The spotlight will shine on an emerging singer-songwriter next week, when Get It On Vinyl Records artist Emma Kade releases her first album, Transparent, on CD and vinyl with a concert at Prince Charles Theatre.
The free concert runs 7 p.m. Feb. 6, featuring Kade (perhaps better known by her non-stage name, Emma Boutet) performing her album’s first single, “Echo”, with a few covers and other songs from the album — including the title song, which she first sang in that theatre in the first edition of the Creston’s Best Singer contest (part of the now defunct Kootenays’ Best Singer series).
“That was my first time ever performing in my entire life,” the 18-year-old said. “I didn’t know what to expect.”
She didn’t place in the 2010 or 2011 contests, but continued writing songs. It’s little surprise that Kade loves to sing and compose — she comes from two musical families, especially her dad’s side.
“They all sing and play instruments,” she said. “Even when I was really little, before I could walk, my dad would play guitar and I’d sing with him.”
Her dad introduced her to songs by John Denver and Carpenters, and Kade grew to like a bit of everything, including Ed Sheeran and Taylor Swift, who have influenced her style.
“I definitely want to be a pop artist, not so much obnoxious pop, but with folky influences,” said Kade.
After her mom posted a clip of Kade singing on Facebook, her style piqued the interest of Get It On Vinyl and Get It On Vinyl Records owners T.J. Goodwin and Andy Brown.
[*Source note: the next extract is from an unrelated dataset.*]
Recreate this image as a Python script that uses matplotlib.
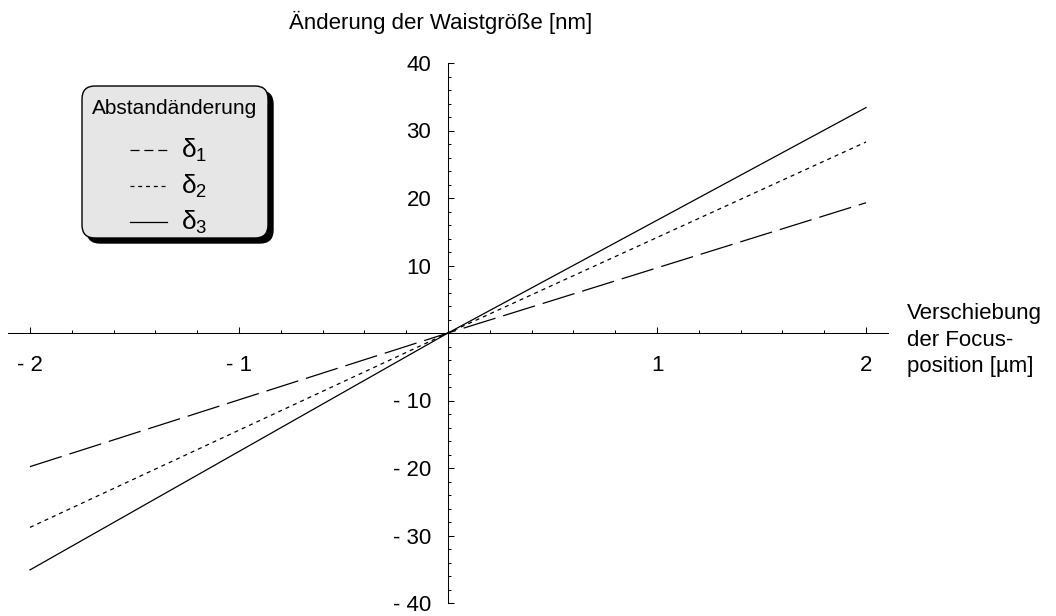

They requested a few demo tracks — which Kade recorded at the Creston Valley Public Library — then met with Kade, signed her and brought her to their Bozeman, Mont., studio for a nine-day recording session in June and July.
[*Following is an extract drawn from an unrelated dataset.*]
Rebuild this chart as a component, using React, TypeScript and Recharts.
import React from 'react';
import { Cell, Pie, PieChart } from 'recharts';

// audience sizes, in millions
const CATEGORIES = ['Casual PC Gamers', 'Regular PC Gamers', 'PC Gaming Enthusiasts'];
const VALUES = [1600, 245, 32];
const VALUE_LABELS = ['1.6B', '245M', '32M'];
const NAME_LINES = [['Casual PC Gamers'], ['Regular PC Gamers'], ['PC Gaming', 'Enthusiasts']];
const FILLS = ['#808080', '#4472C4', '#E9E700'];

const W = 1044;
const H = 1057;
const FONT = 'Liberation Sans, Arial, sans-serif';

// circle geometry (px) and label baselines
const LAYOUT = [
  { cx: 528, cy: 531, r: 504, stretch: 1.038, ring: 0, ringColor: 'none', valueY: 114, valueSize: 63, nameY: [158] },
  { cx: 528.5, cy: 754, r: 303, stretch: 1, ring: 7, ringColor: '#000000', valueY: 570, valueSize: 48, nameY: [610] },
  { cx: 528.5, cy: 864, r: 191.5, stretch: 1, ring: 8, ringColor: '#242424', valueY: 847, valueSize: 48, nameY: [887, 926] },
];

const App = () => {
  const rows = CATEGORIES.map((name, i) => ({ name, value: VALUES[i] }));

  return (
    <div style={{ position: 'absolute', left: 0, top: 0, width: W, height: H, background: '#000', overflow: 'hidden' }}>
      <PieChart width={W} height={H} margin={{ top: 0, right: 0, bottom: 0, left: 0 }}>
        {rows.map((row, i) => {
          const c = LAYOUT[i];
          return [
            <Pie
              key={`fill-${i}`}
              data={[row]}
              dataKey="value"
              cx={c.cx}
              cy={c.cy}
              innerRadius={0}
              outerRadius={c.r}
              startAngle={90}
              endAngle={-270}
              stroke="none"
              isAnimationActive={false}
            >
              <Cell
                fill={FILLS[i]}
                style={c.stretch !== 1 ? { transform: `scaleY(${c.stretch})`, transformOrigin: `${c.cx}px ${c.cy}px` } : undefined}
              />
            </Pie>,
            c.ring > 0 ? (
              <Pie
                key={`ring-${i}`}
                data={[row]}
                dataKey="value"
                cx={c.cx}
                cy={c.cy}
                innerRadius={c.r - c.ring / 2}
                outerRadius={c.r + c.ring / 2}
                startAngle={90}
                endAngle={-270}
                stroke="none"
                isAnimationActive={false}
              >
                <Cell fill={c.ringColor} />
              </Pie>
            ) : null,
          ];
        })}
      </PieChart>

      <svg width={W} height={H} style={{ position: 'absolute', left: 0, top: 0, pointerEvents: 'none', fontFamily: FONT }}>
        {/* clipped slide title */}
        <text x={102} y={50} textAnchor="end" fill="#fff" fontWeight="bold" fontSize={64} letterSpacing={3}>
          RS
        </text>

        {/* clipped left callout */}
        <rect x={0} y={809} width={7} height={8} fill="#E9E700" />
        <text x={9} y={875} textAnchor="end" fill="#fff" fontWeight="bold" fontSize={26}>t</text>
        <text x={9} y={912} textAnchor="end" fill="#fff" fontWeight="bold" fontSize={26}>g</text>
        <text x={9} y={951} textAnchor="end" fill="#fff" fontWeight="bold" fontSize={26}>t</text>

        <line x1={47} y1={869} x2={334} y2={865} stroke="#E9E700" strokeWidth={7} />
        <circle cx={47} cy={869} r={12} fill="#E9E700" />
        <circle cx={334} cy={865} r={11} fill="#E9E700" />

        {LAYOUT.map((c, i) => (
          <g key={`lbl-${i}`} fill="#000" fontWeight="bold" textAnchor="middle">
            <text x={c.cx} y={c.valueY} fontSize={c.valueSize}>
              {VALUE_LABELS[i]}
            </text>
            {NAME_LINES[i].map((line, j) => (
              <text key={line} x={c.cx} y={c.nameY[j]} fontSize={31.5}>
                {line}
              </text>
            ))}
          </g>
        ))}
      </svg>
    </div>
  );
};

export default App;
The duo’s company is dedicated to preserving physical music and the independent record store.
“Our passion is vinyl, so our releases will always include vinyl in addition to CD and digital editions,” says their website, getitonvinyl.com. “All of our vinyl releases include additional music, extra artwork and limited edition coloured first pressings.”
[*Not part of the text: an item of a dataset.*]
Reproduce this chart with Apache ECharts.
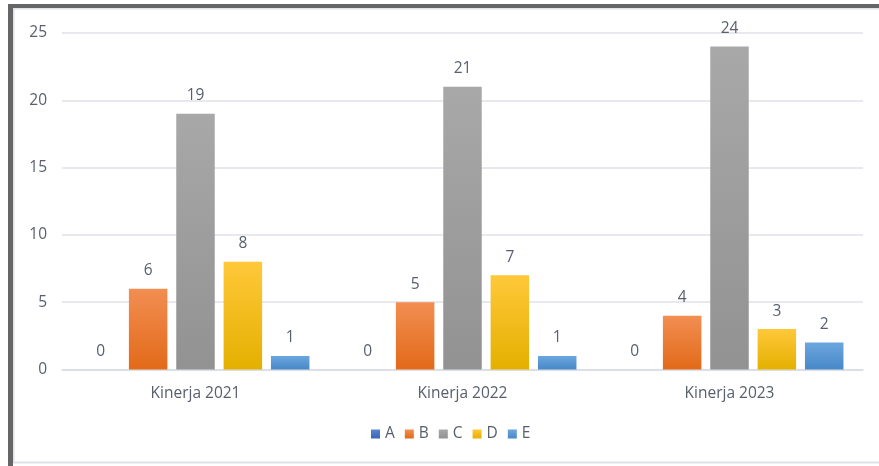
<!DOCTYPE html>
<html>
<head>
<meta charset="utf-8">
<script src="https://cdn.jsdelivr.net/npm/echarts@6/dist/echarts.min.js"></script>
<style>
html,body{margin:0;padding:0;background:#fff;}
#chart{width:879px;height:466px;}
</style>
</head>
<body>
<div id="chart"></div>
<script>
const categories = ['Kinerja 2021', 'Kinerja 2022', 'Kinerja 2023'];
const seriesNames = ['A', 'B', 'C', 'D', 'E'];
const valuesA = [0, 0, 0];
const valuesB = [6, 5, 4];
const valuesC = [19, 21, 24];
const valuesD = [8, 7, 3];
const valuesE = [1, 1, 2];
const yTicks = [0, 5, 10, 15, 20, 25];

const allValues = [valuesA, valuesB, valuesC, valuesD, valuesE];
const baseColors = ['#4472C4', '#ED7D31', '#A5A5A5', '#FFC000', '#5B9BD5'];
const gradTop = ['#5b85cf', '#F28E52', '#A8A8A8', '#FFC83A', '#6BA6DE'];
const gradBot = ['#3A66B8', '#E26A19', '#929292', '#E4B000', '#4888C8'];
const textColor = '#58606e';
const font = 'Open Sans';
const fs = 15.5;

const chart = echarts.init(document.getElementById('chart'), null, {renderer: 'canvas'});
const series = seriesNames.map((n, i) => ({
  name: n,
  type: 'bar',
  data: allValues[i],
  barWidth: 38.5,
  barGap: '23%',
  itemStyle: {
    color: new echarts.graphic.LinearGradient(0, 0, 0, 1, [
      {offset: 0, color: gradTop[i]},
      {offset: 1, color: gradBot[i]}
    ])
  },
  label: {
    show: true,
    position: 'top',
    distance: 10,
    color: textColor,
    fontSize: fs,
    fontFamily: font
  }
}));

chart.setOption({
  backgroundColor: '#ffffff',
  animation: false,
  color: baseColors,
  graphic: [
    {type: 'rect', shape: {x: 8, y: 4, width: 871, height: 4}, style: {fill: '#666666'}, silent: true, z: 100},
    {type: 'rect', shape: {x: 8, y: 4, width: 5, height: 462}, style: {fill: '#666666'}, silent: true, z: 100},
    {type: 'rect', shape: {x: 13.5, y: 8.5, width: 880, height: 454}, style: {fill: 'none', stroke: '#dfe2e8', lineWidth: 2}, silent: true, z: 99}
  ],
  grid: {left: 62, right: 16, top: 33, bottom: 96.5, containLabel: false},
  legend: {
    data: seriesNames,
    bottom: 19,
    left: 366,
    icon: 'rect',
    itemWidth: 9,
    itemHeight: 9,
    itemGap: 10,
    textStyle: {color: textColor, fontSize: fs, fontFamily: font}
  },
  xAxis: {
    type: 'category',
    data: categories,
    axisLine: {show: true, lineStyle: {color: '#d9dde4', width: 1.5}},
    axisTick: {show: false},
    axisLabel: {color: textColor, fontSize: fs, fontFamily: font, margin: 16}
  },
  yAxis: {
    type: 'value',
    min: yTicks[0],
    max: yTicks[yTicks.length - 1],
    interval: 5,
    axisLine: {show: false},
    axisTick: {show: false},
    splitLine: {lineStyle: {color: '#dfe2e8', width: 1.5}},
    axisLabel: {color: textColor, fontSize: fs, fontFamily: font, margin: 15}
  },
  series: series
});
</script>
</body>
</html>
Signing with Get It On Vinyl Records changed Kade’s listening habits — she started listening to records about six months ago.
“The hipsters, I tell you, are bringing them back,” she said.
Kade sings and plays guitar on the album, joined by a bass player and drummer, who impressed her on the first day of the recording session.
“I got there and they knew my songs and all the words, and when to break and when to stop,” she said. “It was so crazy to listen to what bass and drums can do for an album. It just brings it all together.”
There are 10 songs on Transparent, plus an acoustic bonus track on the vinyl version, whittled down from dozens written by Kade over the last few years.
“I always knew I was going to make a record — even when I didn’t know I was going to make a record,” she said with a laugh.
The album, she said, is about unrequited love, and selecting the best of the best made it a sure bet that listeners will enjoy what they hear.
“You need to make sure that every song is perfect, every song is catchy, every song is going to sell,” Kade said. “You can’t just get a new name and start over.”
That said, Kade is planning to simply enjoy the ride, although she’s not sure where it’s taking her — and “making it big” is just a small part of the equation.
“It’s not something I’m striving for because I think I’ll always do music. … I’d be doing this even if I was in college studying to be something I don’t want to be.”